The conference has many elements that work together to create more jobs, and a more enjoyable customer experience. Disruption is not just for the sake of disruption – it is to create value within the economy. In driving this value, we included people like Brett King, known for his futuristic perspectives on Financial Services and Banking. Brett runs a company called Moven, which is a purely digital bank.

We also had Silicon Valley entrepreneurs who have set up companies from zero, and run successful technology firms across the world. Panelist, Paul Bragiel, runs over 200 firms globally, many of which are in Asia and Africa. He probably has one of the largest footprints in Africa. This conference is genuine, with the goal to help people listen, connect, meet, think, discover, dream, learn, and empower. Disrupt centers around discussions that make you to think, help you connect to the ecosystem, and encourage you to create value.

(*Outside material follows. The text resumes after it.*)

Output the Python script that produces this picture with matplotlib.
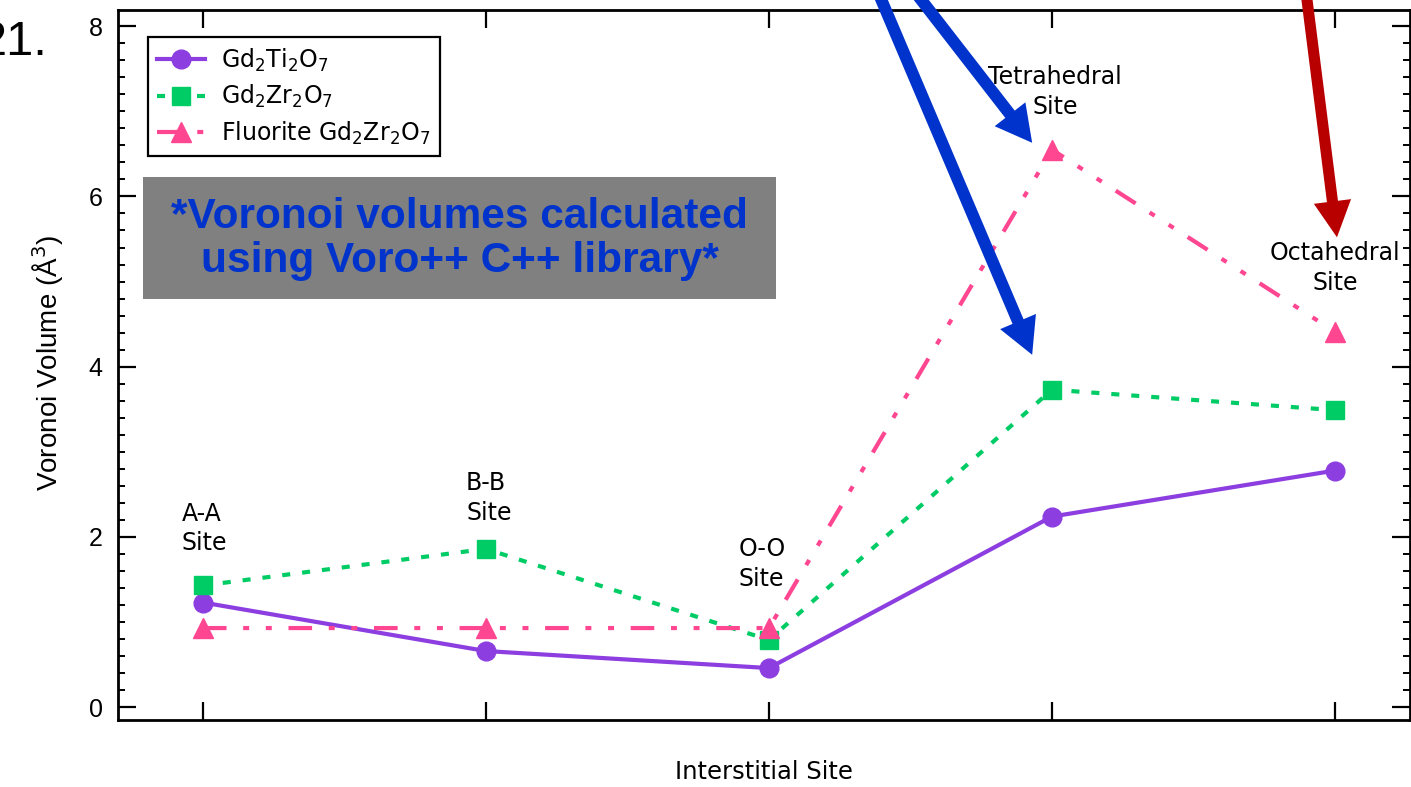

Speakers are well selected across board. Master classes are led by reputable people who are leaders in their own spaces. We encourage and showcase the best startups that we find.

Between 2017 and now, how many companies have tapped into the innovation to grow their businesses?

I believe most companies are now interested or know that going digital is inevitable; there’s no doubt about that. I would say roughly 30 per cent are actively doing something about being disrupted. People have to wake up and realise that it’s inevitable. Every business is digital; your business can only run at the speed of software.

You talked about incubating some Fintechs; in total, what is the size of the Fintech industry as it relates to the economy, what is its contribution to the Nigerian economy currently.?

Last year, approximately $120 billion was invested in Fintech globally, but less than 1 per cent of that came to Nigeria. Nigeria likely garnered around $150 million. We’re competing primarily with Kenya and South Africa, even though Morocco and Egypt are coming up fast. We’re doing well, we’ve attracted some interesting investments and more are still coming in.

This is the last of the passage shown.